You do not have to pay anyone to help you stop your foreclosure, you can do this yourself by cooperating with your lender, communicating with your lender and when necessary enlisting the services of a professional realtor to sell your home if a short sale is your goal.  ALWAYS seek the counsel of an attorney and CPA before proceeding with any loan modification, short sale or other “foreclosure rescue” solution.  Remember, a real estate broker (like me) is not affiliated with the government, and not affiliated with your lender.  If you choose to do business with me, or any realtor/brokerage, you can cancel the agreement at any time and not owe any money.  You should NEVER, EVER be charged money up front for any service.

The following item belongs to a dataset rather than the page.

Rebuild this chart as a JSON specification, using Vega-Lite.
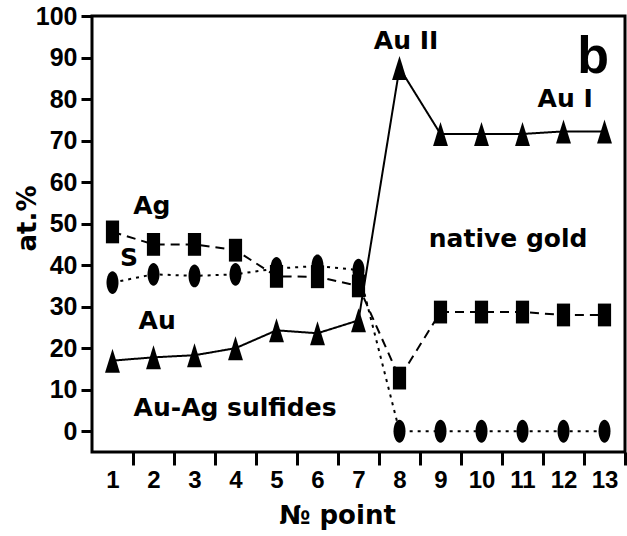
{
  "$schema": "https://vega.github.io/schema/vega-lite/v6.json",
  "width": 533,
  "height": 436,
  "autosize": "none",
  "padding": {"left": 92, "top": 16, "right": 2, "bottom": 84},
  "background": "white",
  "config": {"view": {"stroke": "black", "strokeWidth": 3}},
  "data": {"values": [
    {"point": 1, "el": "Au", "v": 17}, {"point": 2, "el": "Au", "v": 17.8}, {"point": 3, "el": "Au", "v": 18.3},
    {"point": 4, "el": "Au", "v": 20}, {"point": 5, "el": "Au", "v": 24.3}, {"point": 6, "el": "Au", "v": 23.6},
    {"point": 7, "el": "Au", "v": 26.7}, {"point": 8, "el": "Au", "v": 87.5}, {"point": 9, "el": "Au", "v": 71.6},
    {"point": 10, "el": "Au", "v": 71.6}, {"point": 11, "el": "Au", "v": 71.6}, {"point": 12, "el": "Au", "v": 72.2},
    {"point": 13, "el": "Au", "v": 72.2},
    {"point": 1, "el": "Ag", "v": 48}, {"point": 2, "el": "Ag", "v": 45}, {"point": 3, "el": "Ag", "v": 45},
    {"point": 4, "el": "Ag", "v": 43.6}, {"point": 5, "el": "Ag", "v": 37.3}, {"point": 6, "el": "Ag", "v": 37.2},
    {"point": 7, "el": "Ag", "v": 35}, {"point": 8, "el": "Ag", "v": 12.8}, {"point": 9, "el": "Ag", "v": 28.7},
    {"point": 10, "el": "Ag", "v": 28.7}, {"point": 11, "el": "Ag", "v": 28.7}, {"point": 12, "el": "Ag", "v": 28},
    {"point": 13, "el": "Ag", "v": 28},
    {"point": 1, "el": "S", "v": 35.8}, {"point": 2, "el": "S", "v": 37.8}, {"point": 3, "el": "S", "v": 37.4},
    {"point": 4, "el": "S", "v": 37.8}, {"point": 5, "el": "S", "v": 39.2}, {"point": 6, "el": "S", "v": 39.8},
    {"point": 7, "el": "S", "v": 38.8}, {"point": 8, "el": "S", "v": 0}, {"point": 9, "el": "S", "v": 0},
    {"point": 10, "el": "S", "v": 0}, {"point": 11, "el": "S", "v": 0}, {"point": 12, "el": "S", "v": 0},
    {"point": 13, "el": "S", "v": 0}
  ]},
  "layer": [
    {
      "mark": {"type": "line", "color": "black", "strokeWidth": 2, "strokeCap": "butt"},
      "encoding": {
        "x": {
          "field": "point", "type": "quantitative",
          "scale": {"domain": [0.5, 13.5], "nice": false, "zero": false},
          "axis": {
            "values": [1, 2, 3, 4, 5, 6, 7, 8, 9, 10, 11, 12, 13],
            "tickOffset": 20.5, "labelOffset": -20.5,
            "tickSize": 13, "tickWidth": 3, "tickColor": "black",
            "domain": false, "grid": false,
            "labelFont": "Liberation Sans", "labelFontWeight": "bold", "labelFontSize": 24,
            "labelColor": "black", "labelPadding": 3, "labelFlush": false, "labelOverlap": false,
            "title": "№ point", "titleFont": "DejaVu Sans", "titleFontSize": 26, "titleFontWeight": "bold",
            "titleColor": "black", "titleX": 245, "titleY": 71, "titleBaseline": "alphabetic", "titleAlign": "center"
          }
        },
        "y": {
          "field": "v", "type": "quantitative",
          "scale": {"domain": [-5, 100], "nice": false, "zero": false},
          "axis": {
            "values": [0, 10, 20, 30, 40, 50, 60, 70, 80, 90, 100],
            "tickSize": 11, "tickWidth": 3, "tickColor": "black",
            "domain": false, "grid": false,
            "labelFont": "Liberation Sans", "labelFontWeight": "bold", "labelFontSize": 25,
            "labelColor": "black", "labelPadding": 4, "labelFlush": false, "labelOverlap": false,
            "title": "at.%", "titleFont": "DejaVu Sans", "titleFontSize": 26, "titleFontWeight": "bold",
            "titleColor": "black", "titleAngle": 270, "titleX": -57, "titleY": 202,
            "titleBaseline": "alphabetic", "titleAlign": "center"
          }
        },
        "detail": {"field": "el"},
        "strokeDash": {
          "field": "el", "type": "nominal", "legend": null,
          "scale": {"domain": ["Au", "Ag", "S"], "range": [[1, 0], [9, 6], [3, 5]]}
        }
      }
    },
    {
      "mark": {"type": "point", "filled": true, "color": "black", "opacity": 1, "size": 576},
      "encoding": {
        "x": {"field": "point", "type": "quantitative"},
        "y": {"field": "v", "type": "quantitative"},
        "shape": {
          "field": "el", "type": "nominal", "legend": null,
          "scale": {"domain": ["Au", "Ag", "S"], "range": [
            "M0,-1L0.62,1L-0.62,1Z",
            "M-0.55,-0.95L0.55,-0.95L0.55,0.95L-0.55,0.95Z",
            "M0,-0.95A0.5,0.95,0,1,1,0,0.95A0.5,0.95,0,1,1,0,-0.95Z"
          ]}
        }
      }
    },
    {
      "data": {"values": [
        {"x": 1.96, "y": 54.2, "label": "Ag"},
        {"x": 1.40, "y": 41.8, "label": "S"},
        {"x": 2.09, "y": 26.5, "label": "Au"},
        {"x": 3.99, "y": 5.7, "label": "Au-Ag sulfides"},
        {"x": 10.65, "y": 46.2, "label": "native gold"},
        {"x": 8.16, "y": 93.9, "label": "Au II"},
        {"x": 12.04, "y": 80.1, "label": "Au I"}
      ]},
      "mark": {"type": "text", "font": "DejaVu Sans", "fontWeight": "bold", "fontSize": 25, "color": "black", "align": "center", "baseline": "middle"},
      "encoding": {
        "x": {"field": "x", "type": "quantitative"},
        "y": {"field": "y", "type": "quantitative"},
        "text": {"field": "label"}
      }
    },
    {
      "data": {"values": [{"x": 12.72, "y": 86.2, "label": "b"}]},
      "mark": {"type": "text", "font": "Liberation Sans", "fontWeight": "bold", "fontSize": 52, "color": "black", "align": "center", "baseline": "alphabetic"},
      "encoding": {
        "x": {"field": "x", "type": "quantitative"},
        "y": {"field": "y", "type": "quantitative"},
        "text": {"field": "label"}
      }
    }
  ]
}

Here are some tips to stay safe from the California State Attorney General:

5 Tips to Avoid Being Scammed

  1. Don’t pay up-front fees. Foreclosure consultants are prohibited by law from collecting money before services are performed.
  2. Don’t ignore letters from your lender or loan servicer. Responding to those letters is your best bet for saving your house.
  3. Don’t transfer title or sell your house to a “foreclosure rescuer.” Beware! This is a scam to convince homeowners they can stay in the home as renters and buy their home back later. It might also be part of a fraudulent bankruptcy filing. Either way, a scammer can then evict the victim and take the home.
  4. Don’t pay your mortgage payments to anyone other than your lender or loan servicer. Mortgage consultants often keep the money for themselves.
  5. Never sign any documents without reading them first. Many homeowners think that they are signing documents for a loan modification or for a new loan to pay off the mortgage they are behind on. Later, they discover that they actually transferred ownership of their home to someone who is now trying to evict them.